King argued that the real estate mogul is the only presidential candidate who can rebuild government, calling him a champion of all people, particularly African-Americans.

“He’s the only man in hundreds of years that has the consensus of public opinion of rejection to the form of government,” King said. “The system is corrupt; the system is rigged; the system is sexist; the system is racist.”

“He’s the only gladiator to take out the system ... and create a new system,” King continued. “We need Donald Trump — especially black people.”

King accidentally slipped in the n-word while making his appeal to black voters.

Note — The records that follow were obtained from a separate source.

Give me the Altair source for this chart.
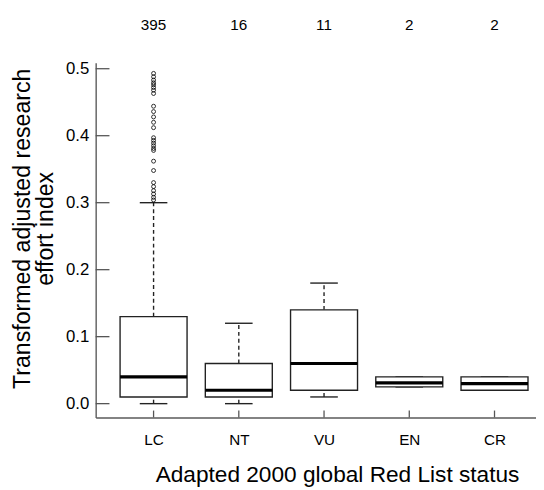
import altair as alt
import pandas as pd

# ---- data ----
categories = ["LC", "NT", "VU", "EN", "CR"]
counts = [395, 16, 11, 2, 2]
whisker_low = [0.0, 0.0, 0.01, 0.025, 0.02]
q1 = [0.01, 0.01, 0.02, 0.025, 0.02]
median = [0.04, 0.02, 0.06, 0.031, 0.03]
q3 = [0.13, 0.06, 0.14, 0.04, 0.04]
whisker_high = [0.30, 0.12, 0.18, 0.04, 0.04]
lc_outliers = [0.493, 0.488, 0.483, 0.479, 0.476, 0.472, 0.468, 0.463,
               0.444, 0.436, 0.428, 0.420, 0.412,
               0.397, 0.393, 0.389, 0.385, 0.381, 0.378,
               0.362, 0.348,
               0.330, 0.324, 0.318, 0.313, 0.308, 0.304]
y_ticks = [0.0, 0.1, 0.2, 0.3, 0.4, 0.5]

positions = list(range(1, len(categories) + 1))
boxes = pd.DataFrame({"pos": positions, "cat": categories, "n": counts,
                      "wlo": whisker_low, "q1": q1, "med": median,
                      "q3": q3, "whi": whisker_high})
outl = pd.DataFrame({"pos": [1] * len(lc_outliers), "v": lc_outliers})
yt = pd.DataFrame({"v": y_ticks})

FONT = "Liberation Sans"
label_expr = "[" + ",".join(["''"] + [f"'{c}'" for c in categories]) + "][datum.value]"

xscale = alt.Scale(domain=[0.3785, 5.429], nice=False, zero=False)
xaxis = alt.Axis(values=positions, labelExpr=label_expr, title="Adapted 2000 global Red List status",
                 labelFontSize=15.5, labelPadding=15, labelBaseline="top",
                 titleFontSize=23, titleX=245, titleY=65.5, titleBaseline="alphabetic",
                 titleAlign="center")
yscale = alt.Scale(domain=[-0.0206, 0.5088], nice=False, zero=False)
yaxis = alt.Axis(values=y_ticks, format=".1f",
                 title=["Transformed adjusted research", "effort index"],
                 labelFontSize=17, labelPadding=7,
                 titleFontSize=23.5, titleLineHeight=23, titleX=-67, titleY=168,
                 titleAngle=270, titleAlign="center", titleBaseline="alphabetic")


def X():
    return alt.X("pos:Q", scale=xscale, axis=xaxis)


def Y(f):
    return alt.Y(f"{f}:Q", scale=yscale, axis=yaxis)


base = alt.Chart(boxes)

upper_whisker = base.mark_rule(color="#222", strokeWidth=1.4, strokeDash=[4, 3]).encode(
    x=X(), y=Y("q3"), y2="whi")
lower_whisker = base.mark_rule(color="#222", strokeWidth=1.4, strokeDash=[4, 3]).encode(
    x=X(), y=Y("wlo"), y2="q1")
cap_hi = base.mark_tick(orient="horizontal", size=28, thickness=1.4, color="#222", opacity=1).encode(
    x=X(), y=Y("whi"))
cap_lo = base.mark_tick(orient="horizontal", size=28, thickness=1.4, color="#222", opacity=1).encode(
    x=X(), y=Y("wlo"))
box = base.mark_bar(size=68, fill="white", stroke="#222", strokeWidth=1.4).encode(
    x=X(), y=Y("q1"), y2="q3")
med = base.mark_tick(orient="horizontal", size=68, thickness=3.2, color="black", opacity=1).encode(
    x=X(), y=Y("med"))
pts = alt.Chart(outl).mark_point(shape="circle", filled=False, size=16, strokeWidth=0.8,
                                 color="black", opacity=1).encode(x=X(), y=Y("v"))
ytick_marks = alt.Chart(yt).mark_rule(color="#555", strokeWidth=1.3).encode(
    x=alt.value(0), x2=alt.value(14), y=Y("v"))
xtick_marks = base.mark_rule(color="#555", strokeWidth=1.3).encode(
    x=X(), y=alt.value(353), y2=alt.value(360))
count_text = base.mark_text(fontSize=15.5, font=FONT, color="black", baseline="alphabetic").encode(
    x=X(), y=alt.value(-33), text="n:Q")

chart = alt.layer(upper_whisker, lower_whisker, cap_hi, cap_lo, box, med, pts,
                  ytick_marks, xtick_marks, count_text).properties(
    width=447, height=360,
    autosize=alt.AutoSizeParams(type="none"),
    padding={"left": 89, "top": 52, "right": 0, "bottom": 70},
).configure_axis(
    grid=False, ticks=False, domainColor="#5a5a5a", domainWidth=1.4,
    labelFont=FONT, titleFont=FONT, labelColor="black", titleColor="black",
    titleFontWeight="normal",
).configure_view(stroke=None)

chart.save("out.html", embed_options={"renderer": "svg", "actions": False})
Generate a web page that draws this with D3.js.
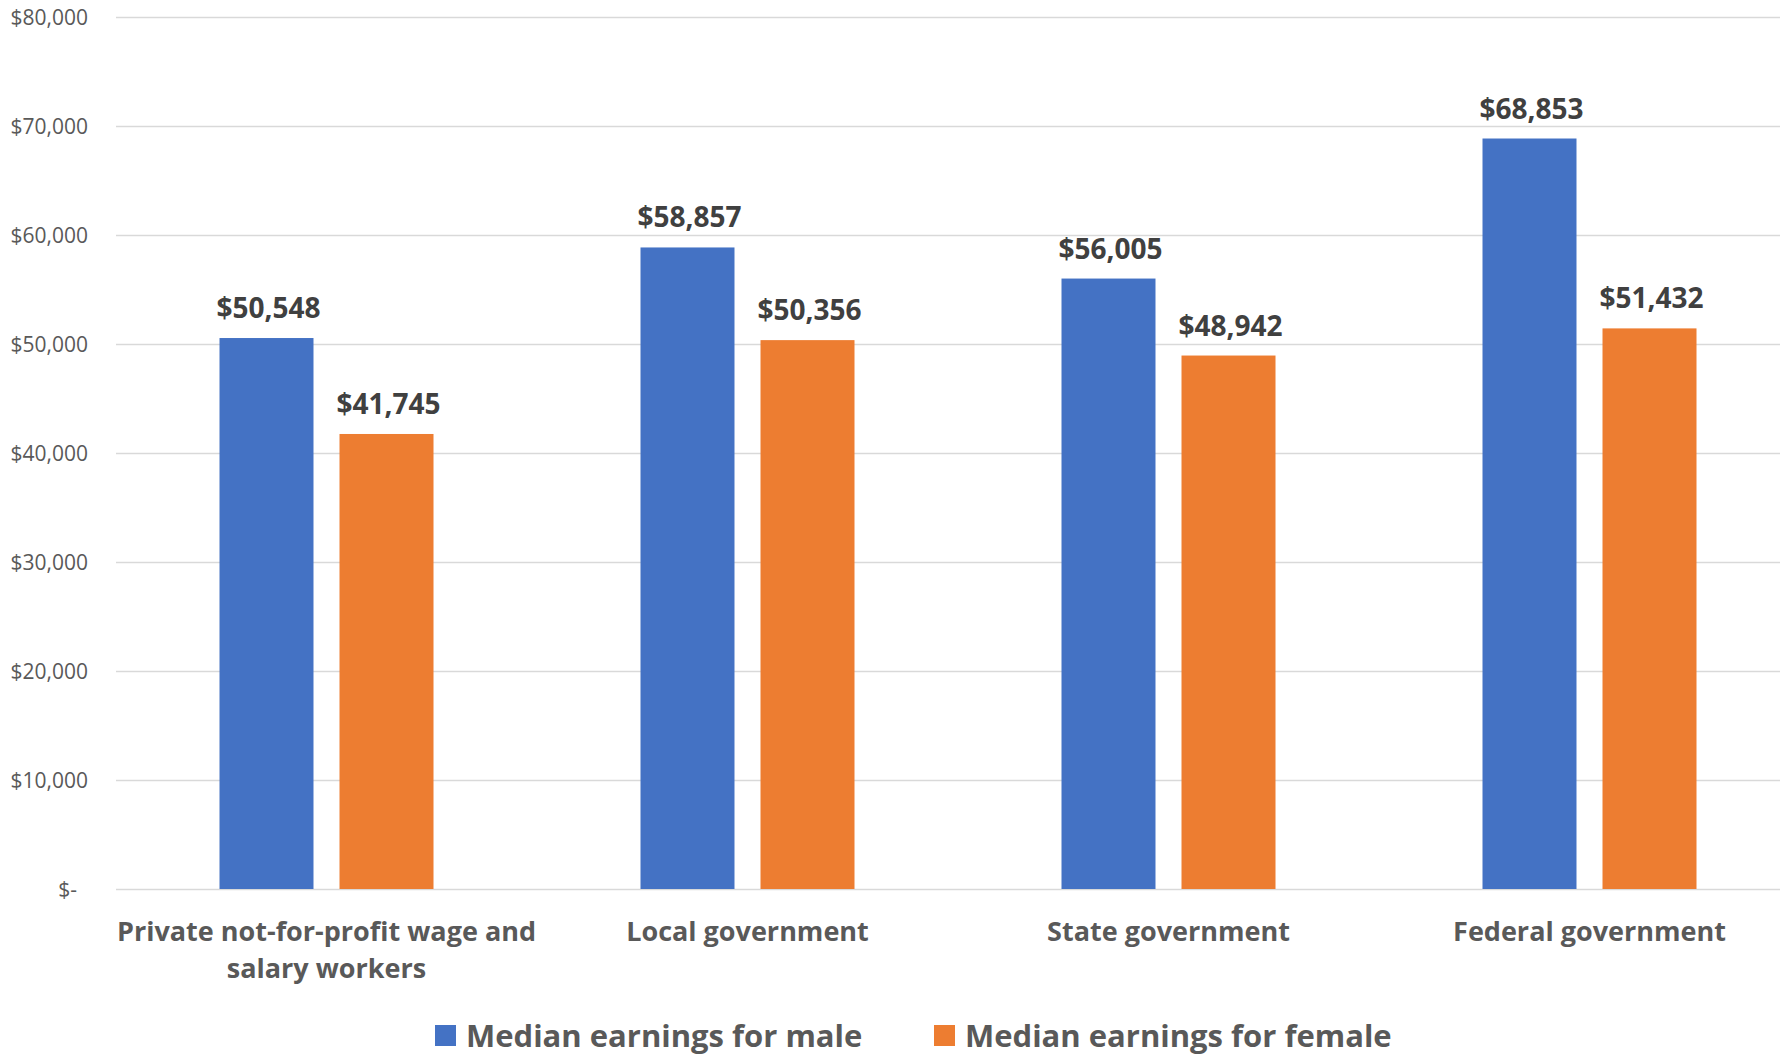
<!DOCTYPE html>
<html>
<head>
<meta charset="utf-8">
<script src="https://cdn.jsdelivr.net/npm/d3@7"></script>
<style>
  html, body { margin: 0; padding: 0; background: #fff; }
  svg { display: block; }
  text { font-family: "Open Sans", "DejaVu Sans", sans-serif; }
</style>
</head>
<body>
<svg id="chart" width="1780" height="1054"></svg>
<script>
const categories = [
  ["Private not-for-profit wage and", "salary workers"],
  ["Local government"],
  ["State government"],
  ["Federal government"]
];
const seriesNames = ["Median earnings for male", "Median earnings for female"];
const maleValues = [50548, 58857, 56005, 68853];
const femaleValues = [41745, 50356, 48942, 51432];
const yTicks = [0, 10000, 20000, 30000, 40000, 50000, 60000, 70000, 80000];
const colors = ["#4472C4", "#ED7D31"];

const W = 1780, H = 1054;
const svg = d3.select("#chart");

const catKeys = categories.map(c => c.join(" "));
const values = [maleValues, femaleValues];

const y = d3.scaleLinear().domain([0, 80000]).range([889, 17]);
const x0 = d3.scaleBand().domain(catKeys).range([116, 1800]).paddingInner(0).paddingOuter(0);
const x1 = d3.scaleBand().domain(seriesNames).range([103.5, 317.5]).paddingInner(0.2167).paddingOuter(0);

// gridlines
const fmt = v => v === 0 ? "$-\u00A0\u00A0" : "$" + d3.format(",")(v);
const yAxis = d3.axisLeft(y).tickValues(yTicks).tickSize(-(W - 116)).tickFormat(fmt).tickPadding(28);
const gy = svg.append("g").attr("transform", "translate(116,0)").call(yAxis);
gy.select(".domain").remove();
gy.selectAll(".tick line").attr("stroke", "#D9D9D9").attr("stroke-width", 1.5);
gy.selectAll(".tick text")
  .attr("fill", "#595959")
  .style("font-size", "21px")
  .style("white-space", "pre")
  .attr("dy", "0.36em");

// bars
const groups = svg.append("g").selectAll("g")
  .data(catKeys)
  .join("g")
  .attr("transform", d => `translate(${x0(d)},0)`);

groups.each(function(cat, ci) {
  const g = d3.select(this);
  seriesNames.forEach((s, si) => {
    const v = values[si][ci];
    g.append("rect")
      .attr("x", x1(s))
      .attr("y", y(v))
      .attr("width", x1.bandwidth())
      .attr("height", y(0) - y(v))
      .attr("fill", colors[si]);
    g.append("text")
      .attr("x", x1(s) + x1.bandwidth() / 2 + 2)
      .attr("y", y(v) - 20)
      .attr("text-anchor", "middle")
      .attr("fill", "#404040")
      .style("font-size", "28px")
      .style("font-weight", "700")
      .text("$" + d3.format(",")(v));
  });
});

// category labels
categories.forEach((lines, ci) => {
  const cx = x0(catKeys[ci]) + x0.bandwidth() / 2;
  const t = svg.append("text")
    .attr("text-anchor", "middle")
    .attr("fill", "#595959")
    .style("font-size", "27px")
    .style("font-weight", "700");
  lines.forEach((ln, li) => {
    t.append("tspan").attr("x", cx).attr("y", 941 + li * 37).text(ln);
  });
});

// legend
const legendX = [435, 934];
seriesNames.forEach((s, si) => {
  svg.append("rect")
    .attr("x", legendX[si]).attr("y", 1025)
    .attr("width", 21).attr("height", 21)
    .attr("fill", colors[si]);
  svg.append("text")
    .attr("x", legendX[si] + 31).attr("y", 1047)
    .attr("fill", "#595959")
    .style("font-size", "31px")
    .style("font-weight", "700")
    .text(s);
});
</script>
</body>
</html>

"They told me you have to try to emulate and imitate the white man and then you can be successful, so we tried that," King said. "I told Michael Jackson, if you’re poor, you’re a poor negro ... I would use the n-word."

He continued with the example and used the word this time before correcting himself, to laughter from the audience.

"If you’re a dancing, sliding, gliding n----r, I mean negro, you’re a dancing, sliding and gliding negro 'til you die. So dare not alienate because you cannot assimilate."

King also gave a shoutout to Trump's father, Fred Trump, who he said was "smiling down" on the Republican businessman. In the early 1970s, the Justice Department accused the Trump family of discriminating against black tenants in New York, according to reports.

King will join Trump at other Ohio campaign stops in Toledo and Dayton.

The boxing promoter's endorsement of Trump has caused a stir given his conviction in 1966 for non-negligent manslaughter in the death of one of his employees. He served four years in prison and was pardoned by the governor of Ohio in 1983 after his release.